9:30–10:00	Bagels and coffee
10:00–10:30	Talk: Chandra Sekhar Sripada
10:30–10:40	Q&A
10:40–11:10	Talk: Anna Harutyunyan
11:10–11:20	Q&A
11:20–11:50	Talk: Eleonore Neufeld
11:50–12:00	Q&A
12:00–2:00	Lunch at Blue Wall or in Amherst
2:00–2:30	Talk: John D. Martin Artifacts as Memory Beyond the Agent Boundary In reinforcement learning, an agent's computation is typically assumed to occur entirely within its own system boundary. Yet examples like marks on a calendar, a string tied around a finger, or footprints in the snow suggest that the environment itself can serve as a substrate for computation. In this talk, I will present a mathematical framework for how the environment can implicitly function as an agent's memory. I'll argue that certain observations, called artifacts, facilitate memory effects by reducing the information required to represent history. I relate this theory with experiments showing that when agents interact with spatial artifacts—such as footprints in the snow—the memory required to learn a performant policy is reduced. These results suggest, at least with respect to memory, that the boundary between agent and environment is more porous than typically assumed.
2:30–2:40	Q&A
2:40–3:10	Talk: Will Dabney
3:10–3:20	Q&A
3:20–4:00	Coffee break
4:00–5:00	Discussion
5:00–5:15	Closing remarks
5:15–6:00	Break
6:00–6:30	Travel to Dinner/Party
6:30–9:00	Catered Dinner/Party

Travel

Getting to UMass Amherst

UMass Amherst is located in Amherst, Massachusetts, in the Pioneer Valley region of western Massachusetts. For most travelers, flying into Bradley International Airport (BDL) is typically more convenient than flying into Boston Logan International Airport (BOS), due to shorter ground travel time and generally easier transfers.
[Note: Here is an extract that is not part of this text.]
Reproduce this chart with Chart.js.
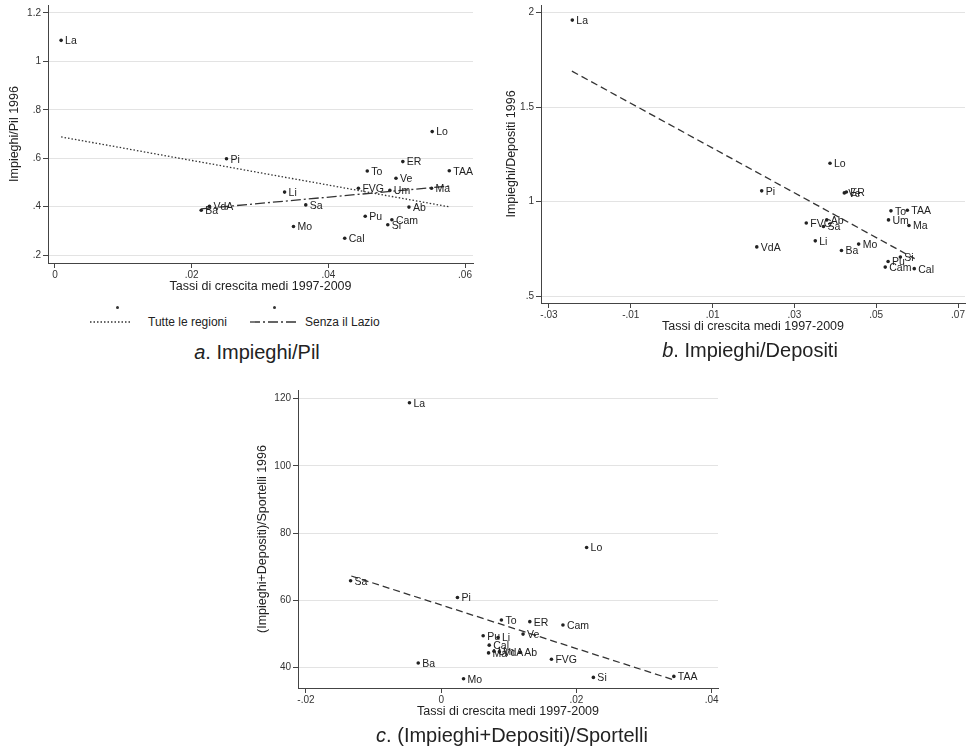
<!DOCTYPE html>
<html>
<head>
<meta charset="utf-8">
<script src="https://cdn.jsdelivr.net/npm/chart.js@4.4.1/dist/chart.umd.min.js"></script>
<style>
body { margin:0; background:#fff; font-family:'Liberation Sans', Arial, sans-serif; color:#222; }
#wrap { position:relative; width:969px; height:747px; overflow:hidden; }
canvas { position:absolute; }
.sub { position:absolute; font-size:20px; line-height:22px; transform:translateX(-50%); white-space:nowrap; }
.leg { position:absolute; font-size:12px; line-height:14px; white-space:nowrap; }
.dot { position:absolute; width:3px; height:3px; border-radius:50%; background:#333; }
svg { position:absolute; }
</style>
</head>
<body>
<div id="wrap">
  <canvas id="chartA" width="480" height="300" style="left:0;top:0"></canvas>
  <canvas id="chartB" width="479" height="340" style="left:490px;top:0"></canvas>
  <canvas id="chartC" width="490" height="340" style="left:240px;top:385px"></canvas>

  <!-- legenda pannello a -->
  <div class="dot" style="left:116px;top:306px"></div>
  <div class="dot" style="left:273px;top:306px"></div>
  <svg style="left:88px;top:318px" width="46" height="8"><line x1="2" y1="4" x2="44" y2="4" stroke="#333" stroke-width="1.3" stroke-dasharray="1.5,2"/></svg>
  <div class="leg" style="left:148px;top:315px">Tutte le regioni</div>
  <svg style="left:248px;top:318px" width="52" height="8"><line x1="2" y1="4" x2="50" y2="4" stroke="#333" stroke-width="1.3" stroke-dasharray="10,3,2,3"/></svg>
  <div class="leg" style="left:305px;top:315px">Senza il Lazio</div>

  <div class="sub" style="left:257px;top:341px"><i>a</i>. Impieghi/Pil</div>
  <div class="sub" style="left:750px;top:339px"><i>b</i>. Impieghi/Depositi</div>
  <div class="sub" style="left:512px;top:724px"><i>c</i>. (Impieghi+Depositi)/Sportelli</div>
</div>
<script>
// pannello a: Impieghi/Pil 1996
var regioniA = ['La','Pi','Lo','ER','To','TAA','Ve','FVG','Um','Ma','Li','Sa','VdA','Ba','Ab','Pu','Cam','Si','Mo','Cal'];
var crescitaA = [0.0009,0.0251,0.0552,0.0509,0.0457,0.0577,0.0499,0.0444,0.0490,0.0551,0.0336,0.0367,0.0226,0.0214,0.0518,0.0454,0.0493,0.0487,0.0349,0.0424];
var impPilA = [1.087,0.598,0.710,0.586,0.547,0.548,0.517,0.476,0.467,0.476,0.460,0.407,0.401,0.385,0.398,0.360,0.346,0.325,0.318,0.269];
var tutteX = [0.0009, 0.0577];
var tutteY = [0.688, 0.399];
var senzaX = [0.0214, 0.0577];
var senzaY = [0.391, 0.485];

// pannello b: Impieghi/Depositi 1996
var regioniB = ['La','Lo','Pi','Ve','ER','To','TAA','Um','Ma','FVG','Ab','Sa','Li','VdA','Mo','Ba','Si','Pu','Cam','Cal'];
var crescitaB = [-0.0243,0.0387,0.0220,0.0422,0.0427,0.0536,0.0576,0.0530,0.0580,0.0329,0.0379,0.0371,0.0351,0.0208,0.0457,0.0415,0.0559,0.0529,0.0522,0.0593];
var impDepB = [1.961,1.203,1.057,1.046,1.051,0.951,0.954,0.903,0.873,0.887,0.903,0.868,0.792,0.760,0.775,0.741,0.706,0.683,0.653,0.645];
var fitBX = [-0.0244, 0.0594];
var fitBY = [1.691, 0.698];

// pannello c: (Impieghi+Depositi)/Sportelli 1996
var regioniC = ['La','Lo','Sa','Pi','To','ER','Cam','Pu','Li','Ve','Cal','Ma','Um','VdA','Ab','FVG','Ba','Mo','Si','TAA'];
var crescitaC = [-0.0047,0.0215,-0.0134,0.0024,0.0089,0.0131,0.0180,0.0062,0.0084,0.0121,0.0071,0.0070,0.0078,0.0086,0.0117,0.0163,-0.0034,0.0033,0.0225,0.0344];
var impDepSpC = [118.8,75.7,65.8,60.8,54.1,53.6,52.6,49.4,48.9,49.9,46.6,44.3,44.8,44.6,44.5,42.4,41.3,36.6,37.0,37.3];
var fitCX = [-0.0133, 0.0343];
var fitCY = [67.2, 36.3];

var ticksAx = [0, 0.02, 0.04, 0.06];
var ticksAy = [0.2, 0.4, 0.6, 0.8, 1, 1.2];
var ticksBx = [-0.03, -0.01, 0.01, 0.03, 0.05, 0.07];
var ticksBy = [0.5, 1, 1.5, 2];
var ticksCx = [-0.02, 0, 0.02, 0.04];
var ticksCy = [40, 60, 80, 100, 120];

var xTitle = 'Tassi di crescita medi 1997-2009';
var FONT = "'Liberation Sans', Arial, sans-serif";

function fmt(v) {
  return String(v).replace(/^(-?)0\./, '$1.');
}

function pts(xs, ys) {
  return xs.map(function(x, i) { return {x: x, y: ys[i]}; });
}

// etichette delle regioni a destra dei punti
var etichette = {
  id: 'etichette',
  afterDatasetsDraw: function(chart) {
    var ctx = chart.ctx;
    ctx.save();
    ctx.font = '10.5px ' + FONT;
    ctx.fillStyle = '#222';
    ctx.textBaseline = 'middle';
    chart.data.datasets.forEach(function(ds, di) {
      if (!ds.pointLabels) return;
      chart.getDatasetMeta(di).data.forEach(function(p, i) {
        ctx.fillText(ds.pointLabels[i], p.x + 4, p.y + 1);
      });
    });
    ctx.restore();
  }
};

function scatterSet(xs, ys, names) {
  return {
    data: pts(xs, ys), pointLabels: names,
    pointRadius: 1.8, pointBackgroundColor: '#222', pointBorderWidth: 0, showLine: false
  };
}

function lineSet(xs, ys, dash) {
  return {
    data: pts(xs, ys), showLine: true, pointRadius: 0,
    borderColor: '#333', borderWidth: 1.3, borderDash: dash
  };
}

function makeChart(id, datasets, o) {
  return new Chart(document.getElementById(id), {
    type: 'scatter',
    data: { datasets: datasets },
    options: {
      responsive: false, animation: false,
      layout: { padding: { left: 0, right: o.padR, top: 5, bottom: 0 } },
      plugins: { legend: { display: false }, tooltip: { enabled: false } },
      scales: {
        x: {
          type: 'linear', min: o.xMin, max: o.xMax,
          afterBuildTicks: function(s) { s.ticks = o.xTicks.map(function(v) { return {value: v}; }); },
          afterFit: function(s) { s.height = 37; s.paddingLeft = 0; s.paddingRight = 0; },
          ticks: { callback: function(v) { return fmt(v); }, font: { size: 10, family: FONT }, color: '#333', maxRotation: 0, autoSkip: false, padding: 1 },
          grid: { drawOnChartArea: false, drawTicks: true, tickLength: 5, tickColor: '#444' },
          border: { color: '#444', width: 1 },
          title: { display: true, text: xTitle, font: { size: 12.5, family: FONT }, color: '#222', padding: { top: 0, bottom: 5.5 } }
        },
        y: {
          type: 'linear', min: o.yMin, max: o.yMax,
          afterBuildTicks: function(s) { s.ticks = o.yTicks.map(function(v) { return {value: v}; }); },
          afterFit: function(s) { s.width = o.yW; s.paddingTop = 0; s.paddingBottom = 0; },
          ticks: { callback: function(v) { return fmt(v); }, font: { size: 10, family: FONT }, color: '#333', padding: 2 },
          grid: { color: '#e3e3e3', lineWidth: 1, drawTicks: true, tickLength: 5, tickColor: '#444' },
          border: { color: '#444', width: 1 },
          title: { display: true, text: o.yTitle, font: { size: 12.5, family: FONT }, color: '#222', padding: { top: o.yTitlePad, bottom: 0 } }
        }
      }
    },
    plugins: [etichette]
  });
}

makeChart('chartA', [
  lineSet(tutteX, tutteY, [1.5, 2]),
  lineSet(senzaX, senzaY, [10, 3, 2, 3]),
  scatterSet(crescitaA, impPilA, regioniA)
], { xMin: -0.00102, xMax: 0.06117, yMin: 0.167, yMax: 1.233, xTicks: ticksAx, yTicks: ticksAy,
     yTitle: 'Impieghi/Pil 1996', yW: 48, padR: 7, yTitlePad: 7.5 });

makeChart('chartB', [
  lineSet(fitBX, fitBY, [7, 4]),
  scatterSet(crescitaB, impDepB, regioniB)
], { xMin: -0.03195, xMax: 0.0717, yMin: 0.463, yMax: 2.041, xTicks: ticksBx, yTicks: ticksBy,
     yTitle: 'Impieghi/Depositi 1996', yW: 51, padR: 4, yTitlePad: 14.5 });

makeChart('chartC', [
  lineSet(fitCX, fitCY, [7, 4]),
  scatterSet(crescitaC, impDepSpC, regioniC)
], { xMin: -0.02118, xMax: 0.04093, yMin: 33.84, yMax: 122.6, xTicks: ticksCx, yTicks: ticksCy,
     yTitle: '(Impieghi+Depositi)/Sportelli 1996', yW: 58, padR: 12, yTitlePad: 15.5 });
</script>
</body>
</html>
Recommended airport: Bradley International Airport (BDL), Windsor Locks, CT (approximately 45–60 minutes to UMass by car, depending on traffic)
Alternative airport: Boston Logan International Airport (BOS), Boston, MA (often 2+ hours to UMass, and highly traffic-dependent)

From the airport, attendees typically travel to Amherst via rental car or car service. Additional guidance on ground transportation options can be provided upon request.

Hotel support for invited participants

Invited participants will have hotel accommodations covered for three nights, for itineraries that arrive on April 30 and depart on May 3. Hotel details and booking instructions will be shared directly with invited participants.